Pra completar o revés de Lira, a Polícia Federal (PF) deflagrou, na manhã desta quinta-feira (01/06/2023), a Operação Hefesto para desarticular uma organização criminosa suspeita de praticar crimes de fraude em licitação e lavagem de dinheiro em Alagoas. Dentre os alvos da ação estão alguns aliados públicos e próximos do presidente da Câmara.

De acordo com a PF, os crimes teriam ocorrido entre 2019 e 2022, durante a realização de processos licitatórios, adesões a atas de registro de preços e celebrações contratuais relacionadas ao fornecimento de equipamentos de robótica para 43 municípios alagoanos. Os recursos seriam oriundos do Fundo Nacional do Desenvolvimento da Educação (FNDE). As fraudes e o superfaturamento geraram prejuízo ao erário de R$ 8,1 milhões, além de sobrepreço, com danos potenciais de R$ 19,8 milhões.

O que foi aprovado?

Os deputados federais aprovaram o projeto de lei de conversão feito pelo deputado Isnaldo Bulhões Jr. (MDB-AL), relator na comissão mista que analisou a MP. O relatório trouxe mudanças nas funções de alguns ministérios, alterando a proposta original apresentada pelo governo federal.

Em mais de duas horas, os parlamentares se posicionaram a favor e contra a MP. Os favoráveis argumentaram que o atual governo tem direito a organizar a estrutura pública da forma que desejar. Os contrários manifestaram que a reestruturação representa o inchaço da Esplanada dos Ministérios, por prever a criação de 37 pastas.

Como fica MP dos Ministérios

O parecer do deputado Isnaldo Bulhões (MDB-AL) alterou diversas competências das pastas, sendo os ministérios do Meio Ambiente e Mudança do Clima (MMA) e dos Povos Indígenas (MPI) os mais afetados.

Entre as mudanças no Ministério do Meio Ambiente, foi retirada da pasta a Agência Nacional de Águas (ANA), passando a supervisão do órgão ao Ministério da Integração e do Desenvolvimento Regional.
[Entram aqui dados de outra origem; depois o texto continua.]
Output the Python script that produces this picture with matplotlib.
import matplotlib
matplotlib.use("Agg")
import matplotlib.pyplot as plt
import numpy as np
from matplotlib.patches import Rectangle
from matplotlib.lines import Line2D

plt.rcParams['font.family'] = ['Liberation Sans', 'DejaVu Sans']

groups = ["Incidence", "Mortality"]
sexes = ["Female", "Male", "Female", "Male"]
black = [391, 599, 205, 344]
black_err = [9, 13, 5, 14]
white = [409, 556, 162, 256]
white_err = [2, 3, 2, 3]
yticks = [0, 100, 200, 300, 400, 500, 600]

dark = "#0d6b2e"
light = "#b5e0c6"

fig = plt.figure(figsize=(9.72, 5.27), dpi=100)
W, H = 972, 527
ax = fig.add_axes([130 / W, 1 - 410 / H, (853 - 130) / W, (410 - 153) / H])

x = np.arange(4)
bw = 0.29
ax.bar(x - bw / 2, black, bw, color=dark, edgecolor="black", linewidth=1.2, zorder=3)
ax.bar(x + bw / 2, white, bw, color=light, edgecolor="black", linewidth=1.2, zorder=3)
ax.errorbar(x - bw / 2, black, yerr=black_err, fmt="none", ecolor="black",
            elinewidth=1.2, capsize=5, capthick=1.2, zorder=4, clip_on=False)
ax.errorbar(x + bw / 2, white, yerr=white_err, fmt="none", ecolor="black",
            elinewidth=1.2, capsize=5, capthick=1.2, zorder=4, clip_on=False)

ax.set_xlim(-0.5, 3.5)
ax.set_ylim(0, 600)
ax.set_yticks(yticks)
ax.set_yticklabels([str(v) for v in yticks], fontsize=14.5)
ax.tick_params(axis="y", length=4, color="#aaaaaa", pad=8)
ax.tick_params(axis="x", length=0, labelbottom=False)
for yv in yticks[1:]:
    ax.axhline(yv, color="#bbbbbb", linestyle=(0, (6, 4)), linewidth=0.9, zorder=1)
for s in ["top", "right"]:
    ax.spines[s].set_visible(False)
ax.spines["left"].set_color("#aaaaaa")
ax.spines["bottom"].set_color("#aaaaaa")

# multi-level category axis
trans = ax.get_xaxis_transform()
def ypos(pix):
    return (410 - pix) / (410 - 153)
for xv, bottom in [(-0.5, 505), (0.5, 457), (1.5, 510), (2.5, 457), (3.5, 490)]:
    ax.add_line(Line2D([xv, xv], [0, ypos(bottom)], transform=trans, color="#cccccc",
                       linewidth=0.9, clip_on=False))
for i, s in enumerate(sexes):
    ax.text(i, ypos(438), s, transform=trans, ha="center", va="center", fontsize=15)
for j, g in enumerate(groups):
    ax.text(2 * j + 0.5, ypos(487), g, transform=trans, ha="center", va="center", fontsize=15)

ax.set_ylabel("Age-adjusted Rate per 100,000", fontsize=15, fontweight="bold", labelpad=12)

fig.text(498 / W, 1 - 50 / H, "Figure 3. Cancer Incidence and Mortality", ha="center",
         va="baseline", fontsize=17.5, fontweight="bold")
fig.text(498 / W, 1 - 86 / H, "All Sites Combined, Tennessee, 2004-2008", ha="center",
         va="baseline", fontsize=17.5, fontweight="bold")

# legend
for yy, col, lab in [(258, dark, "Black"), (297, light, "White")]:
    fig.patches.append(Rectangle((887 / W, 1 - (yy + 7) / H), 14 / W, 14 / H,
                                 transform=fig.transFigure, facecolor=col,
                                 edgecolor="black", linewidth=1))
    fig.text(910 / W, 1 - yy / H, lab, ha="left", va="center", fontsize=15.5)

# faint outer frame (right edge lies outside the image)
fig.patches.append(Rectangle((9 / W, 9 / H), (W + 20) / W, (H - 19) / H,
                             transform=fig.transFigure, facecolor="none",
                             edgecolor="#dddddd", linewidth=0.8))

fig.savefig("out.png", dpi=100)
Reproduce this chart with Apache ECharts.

Já o Cadastro Ambiental Rural (CAR), um cadastro eletrônico obrigatório a todas as propriedades e posses rurais, é transferido para o Ministério da Gestão e da Inovação em Serviços Públicos.

O MMA também perdeu o Sistema Nacional de Informações em Saneamento Básico (Sinisa), o Sistema Nacional de Informações sobre a Gestão dos Resíduos Sólidos (Sinir) e o Sistema Nacional de Gerenciamento de Recursos Hídricos (Singreh). Os três sistemas serão de responsabilidade do Ministério das Cidades.
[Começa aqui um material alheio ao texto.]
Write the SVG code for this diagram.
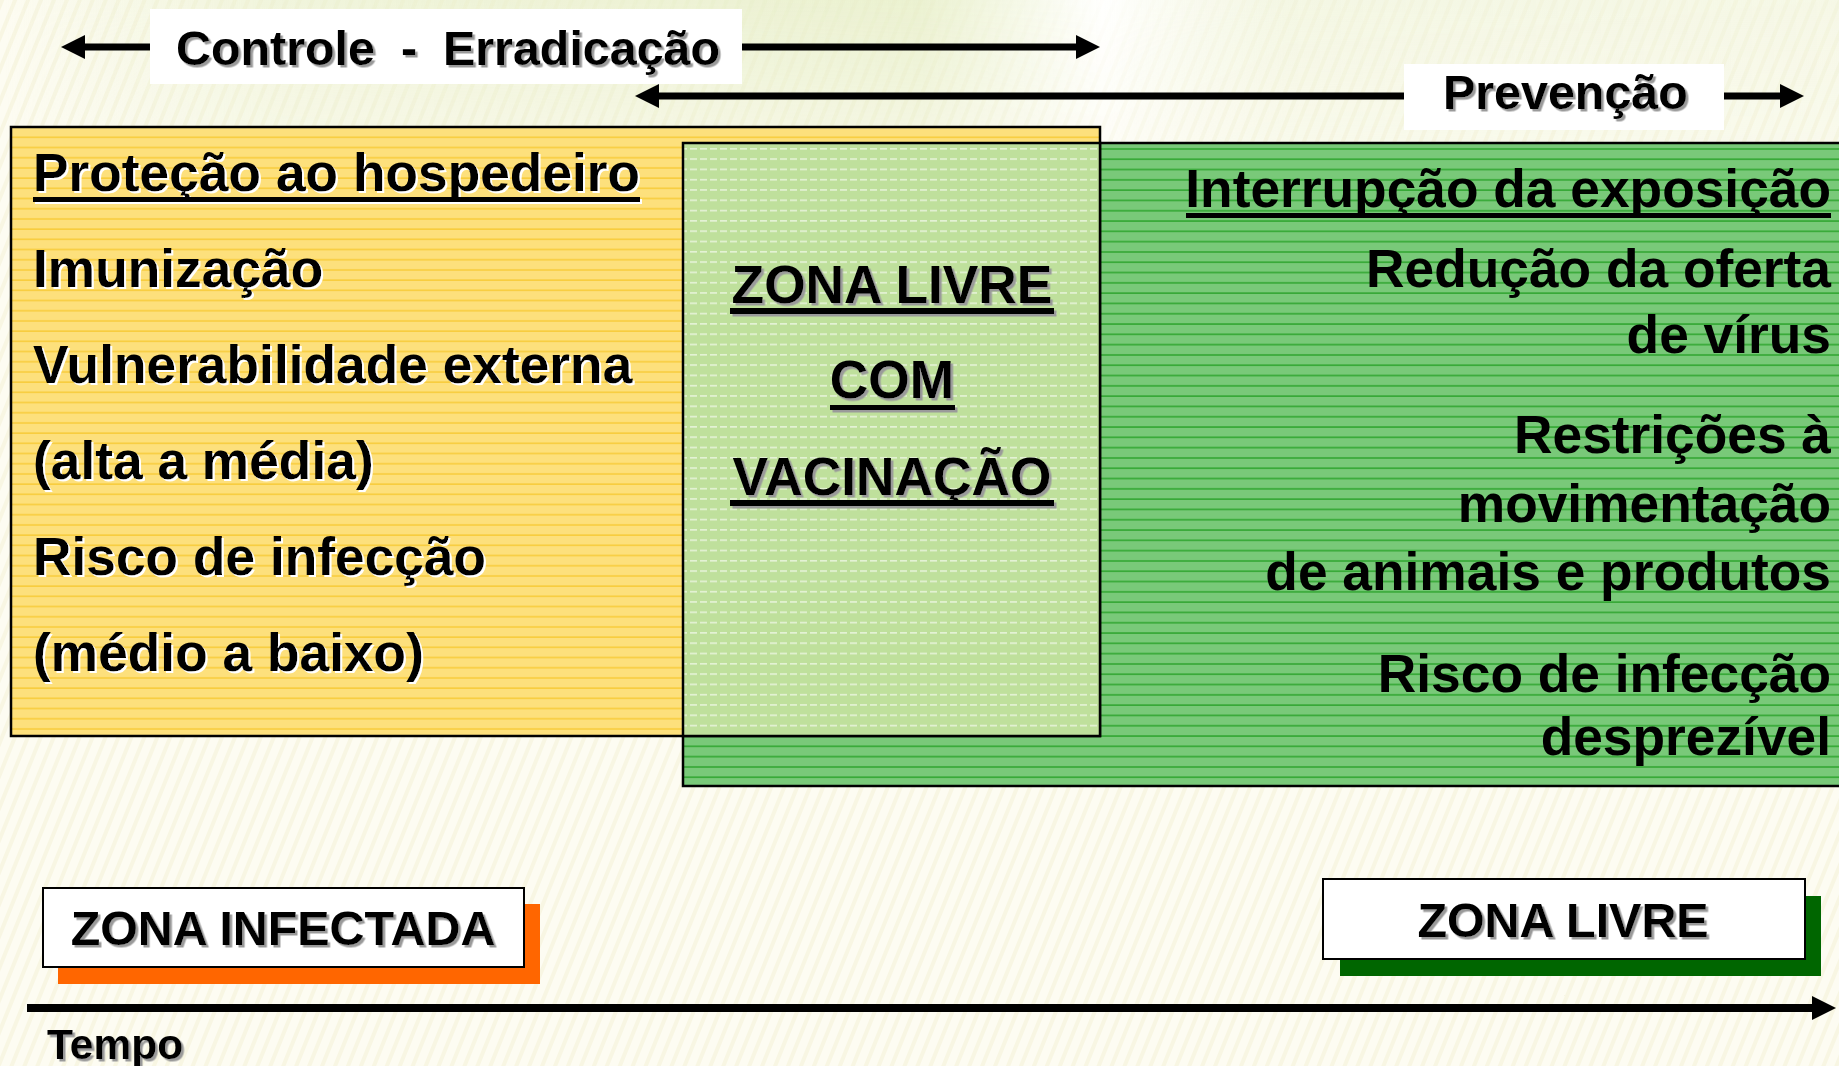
<svg xmlns="http://www.w3.org/2000/svg" width="1839" height="1066" viewBox="0 0 1839 1066">
<style>
.t{font-family:"Liberation Sans",Arial,sans-serif;font-weight:bold;fill:#000}
.b53{font-size:53.3px}
.b48{font-size:48.4px}
.ws{filter:url(#shW)}
.gs{filter:url(#shG)}
.box{stroke:#000;stroke-width:2.5}
.conn{stroke:#000;fill:none}
</style>
<defs>
<filter id="shW" x="-5%" y="-20%" width="110%" height="140%"><feDropShadow dx="2" dy="2" stdDeviation="0" flood-color="#ffffff" flood-opacity="1"/></filter>
<filter id="shG" x="-5%" y="-20%" width="110%" height="140%"><feDropShadow dx="2.5" dy="2.5" stdDeviation="0.3" flood-color="#9a9a9a" flood-opacity="1"/></filter>
<pattern id="bgStripe" width="12" height="12" patternUnits="userSpaceOnUse" patternTransform="rotate(22)">
<rect width="12" height="12" fill="#fdfcf2"/>
<rect width="4" height="12" fill="#f8f6e3"/>
</pattern>
<linearGradient id="topTint" x1="0" y1="0" x2="1" y2="0">
<stop offset="0" stop-color="#e8efcc" stop-opacity="0"/>
<stop offset="0.15" stop-color="#e8efcc" stop-opacity="0.6"/>
<stop offset="0.5" stop-color="#e6eec8" stop-opacity="0.8"/>
<stop offset="0.6" stop-color="#ffffff" stop-opacity="0.9"/>
<stop offset="0.7" stop-color="#eef3da" stop-opacity="0.6"/>
<stop offset="1" stop-color="#eef3da" stop-opacity="0.5"/>
</linearGradient>
<linearGradient id="topFade" x1="0" y1="0" x2="0" y2="1">
<stop offset="0" stop-color="#fff" stop-opacity="1"/>
<stop offset="1" stop-color="#fff" stop-opacity="0"/>
</linearGradient>
<mask id="fadeMask"><rect x="0" y="0" width="1839" height="260" fill="url(#topFade)"/></mask>
<pattern id="yStripe" width="20" height="10.2" patternUnits="userSpaceOnUse">
<rect width="20" height="10.2" fill="#fde07c"/>
<rect y="4" width="20" height="1.5" fill="#f8cc3a"/>
</pattern>
<pattern id="gStripe" width="20" height="10.3" patternUnits="userSpaceOnUse">
<rect width="20" height="10.3" fill="#79c979"/>
<rect y="4" width="20" height="1.5" fill="#2ea52e"/>
</pattern>
<pattern id="lgStripe" width="10" height="10.3" patternUnits="userSpaceOnUse">
<rect width="10" height="10.3" fill="#bfe09c"/>
<rect y="4" width="7" height="1.2" fill="#f2f9ea"/>
</pattern>
<marker id="ah" viewBox="0 0 24 24" refX="2" refY="12" markerWidth="24" markerHeight="24" markerUnits="userSpaceOnUse" orient="auto-start-reverse">
<path d="M0,0 L24,12 L0,24 z" fill="#000"/>
</marker>
</defs>

<g id="background">
<rect width="1839" height="1066" fill="url(#bgStripe)"/>
<rect width="1839" height="260" fill="url(#topTint)" mask="url(#fadeMask)"/>
</g>

<g id="connectors">
<line class="conn" x1="83" y1="47" x2="1078" y2="47" stroke-width="7" marker-start="url(#ah)" marker-end="url(#ah)"/>
<line class="conn" x1="657" y1="96" x2="1782" y2="96" stroke-width="7" marker-start="url(#ah)" marker-end="url(#ah)"/>
<line class="conn" x1="27" y1="1008" x2="1814" y2="1008" stroke-width="8" marker-end="url(#ah)"/>
</g>

<g id="label-controle">
<rect x="150" y="9" width="592" height="75" fill="#fff"/>
<text class="t b48 gs" y="65"><tspan x="176">Controle</tspan><tspan x="401">-</tspan><tspan x="443">Erradicação</tspan></text>
</g>

<g id="label-prevencao">
<rect x="1404" y="64" width="320" height="66" fill="#fff"/>
<text class="t b48 gs" x="1443" y="109">Prevenção</text>
</g>

<g id="zona-livre-area">
<rect class="box" x="683" y="143" width="1170" height="643" fill="url(#gStripe)"/>
<g class="t b53" text-anchor="end">
<text x="1831" y="207">Interrupção da exposição</text>
<rect x="1186" y="213" width="645" height="5" fill="#000"/>
<text x="1831" y="287">Redução da oferta</text>
<text x="1831" y="353">de vírus</text>
<text x="1831" y="453">Restrições à</text>
<text x="1831" y="522">movimentação</text>
<text x="1831" y="590">de animais e produtos</text>
<text x="1831" y="692">Risco de infecção</text>
<text x="1831" y="755">desprezível</text>
</g>
</g>

<g id="zona-infectada-area">
<rect class="box" x="11" y="127" width="1089" height="609" fill="url(#yStripe)"/>
<g class="t b53 ws">
<text x="33" y="191">Proteção ao hospedeiro</text>
<rect x="33" y="197" width="607" height="5" fill="#000"/>
<text x="33" y="287">Imunização</text>
<text x="33" y="383">Vulnerabilidade externa</text>
<text x="33" y="479">(alta a média)</text>
<text x="33" y="575">Risco de infecção</text>
<text x="33" y="671">(médio a baixo)</text>
</g>
</g>

<g id="zona-livre-com-vacinacao">
<rect class="box" x="683" y="143" width="417" height="593" fill="url(#lgStripe)"/>
<g class="t b53 gs" text-anchor="middle">
<text x="892" y="303">ZONA LIVRE</text>
<rect x="730" y="308" width="324" height="6" fill="#000"/>
<text x="892" y="398">COM</text>
<rect x="830" y="405" width="125" height="5" fill="#000"/>
<text x="892" y="495">VACINAÇÃO</text>
<rect x="730" y="500" width="324" height="6" fill="#000"/>
</g>
</g>

<g id="zona-infectada">
<rect x="58" y="904" width="482" height="80" fill="#ff6600"/>
<rect x="43" y="888" width="481" height="79" fill="#fff" stroke="#000" stroke-width="2"/>
<text class="t b48 gs" x="283" y="945" text-anchor="middle">ZONA INFECTADA</text>
</g>

<g id="zona-livre">
<rect x="1340" y="896" width="481" height="80" fill="#006600"/>
<rect x="1323" y="879" width="482" height="80" fill="#fff" stroke="#000" stroke-width="2"/>
<text class="t b48 gs" x="1563" y="937" text-anchor="middle">ZONA LIVRE</text>
</g>

<g id="tempo">
<text class="t gs" style="font-size:42.5px" x="47" y="1059">Tempo</text>
</g>
</svg>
O Ministério dos Povos Indígenas deixará de cuidar da homologação de terras de povos originários, devolvida à pasta da Justiça e Segurança Pública.

Além disso, houve a redistribuição de atribuições da Companhia Nacional de Abastecimento (Conab) – que passou a ser vinculada ao Ministério do Desenvolvimento Agrário (MDA) – para o Ministério da Agricultura, Pecuária e Abastecimento (Mapa), ao qual a companhia pertencia antes.

Pelo texto aprovado, o Mapa ficará responsável pela garantia de preços mínimos, à exceção dos produtos da sociobiodiversidade, e as ações sobre comercialização, abastecimento e armazenagem de produtos, bem como o tratamento das informações relativas aos sistemas agrícolas e pecuários.

Análise

Como foi dito na análise de ontem do Vocativo, o jogo político brasileiro está claramente desequilibrado, com o Congresso, mais especificamente Arthur Lira, exercendo uma capacidade de poder capaz de emparedar o executivo. E também está muito claro que os outros poderes se movimentaram pra se contrapor a isso. Isso não é bom.

Esse tipo de jogo de trocação foge do republicanismo e costuma ter consequências graves para a democracia no longo prazo. A sociedade precisa encampar um debate pra que essas relações institucionais, seja na Condução do Congresso, seja na ação do STF e da polícia federal.